A gang rape of the complainant occurred late at night in an isolated area, the site of a former dump, where members of a motorcycle club were having a party. Some eighteen men had intercourse with the complainant while she was being held by two other members of the group. She identified Dunlop and Sylvester as two of the men who attacked her but they denied the charge. They testified that they had attended a meeting of the club at the dump earlier in the evening in question, and later were present in a beverage room where the complainant and a friend were spending some time. Still later, the accused delivered a quantity of beer at the dump. Dunlop saw a female having intercourse; with whom, he could not say, but he believed the person to be a member of the motorcycle club. After three minutes he and his co-accused left.
- Is mere presence sufficient to find aiding and abetting?
Appeals allowed, acquittals entered.
Lamer, writing for the majority, held that presence at the commission of an offence can be evidence of aiding and abetting if accompanied by other factors, such as prior knowledge of the principal offender's intention to commit the offence or attendance for the purpose of encouragement. In the case at bar there was no evidence that while the crime was being committed either of the accused rendered aid, assistance, or encouragement to the rape of the complainant. There was no evidence of any positive act or omission to facilitate the unlawful purpose. One could infer that the two accused knew that a party was to be held, and that their presence at the dump was not accidental or in the nature of casual passers-by, but that was not sufficient.
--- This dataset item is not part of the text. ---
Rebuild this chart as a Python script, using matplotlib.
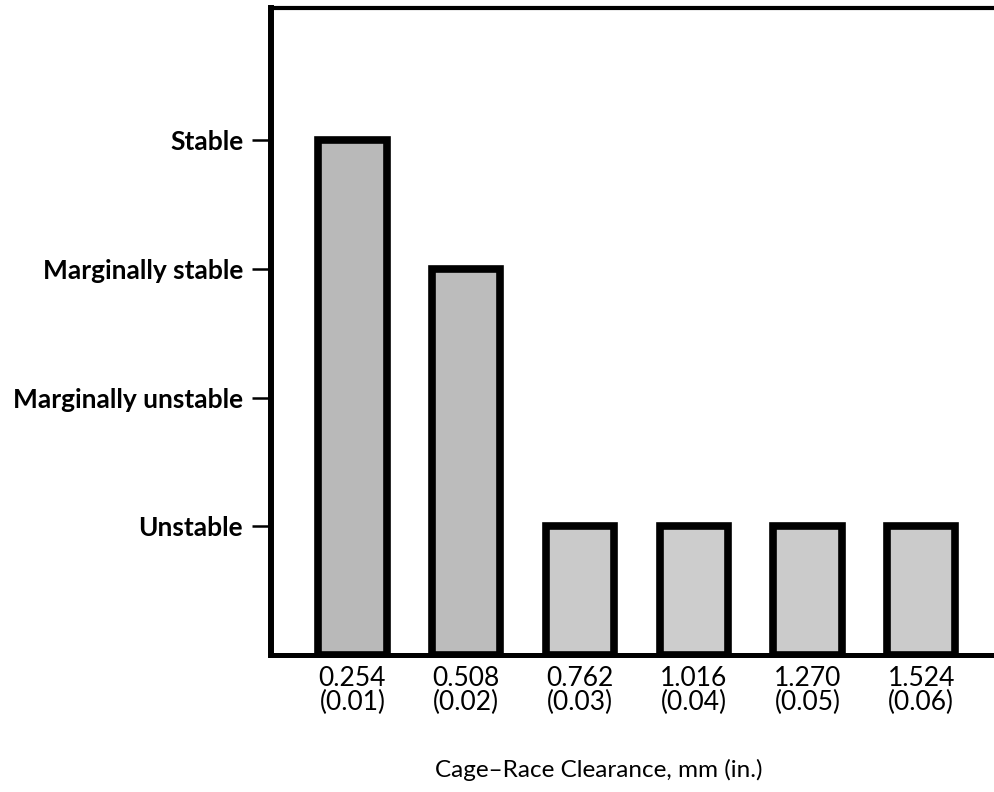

A person cannot properly be convicted of aiding and abetting in the commission of acts which he does not know may be or are intended. One must be able to infer that the accused had prior knowledge that an offence of the type committed was planned, i.e. that their presence was with knowledge of the intended rape.
- Mere presence is not sufficient for a third party to be culpable.
- A finding of aiding and abetting requires some knowledge of the crime to be committed and some positive act or omission which aids or abets the offence.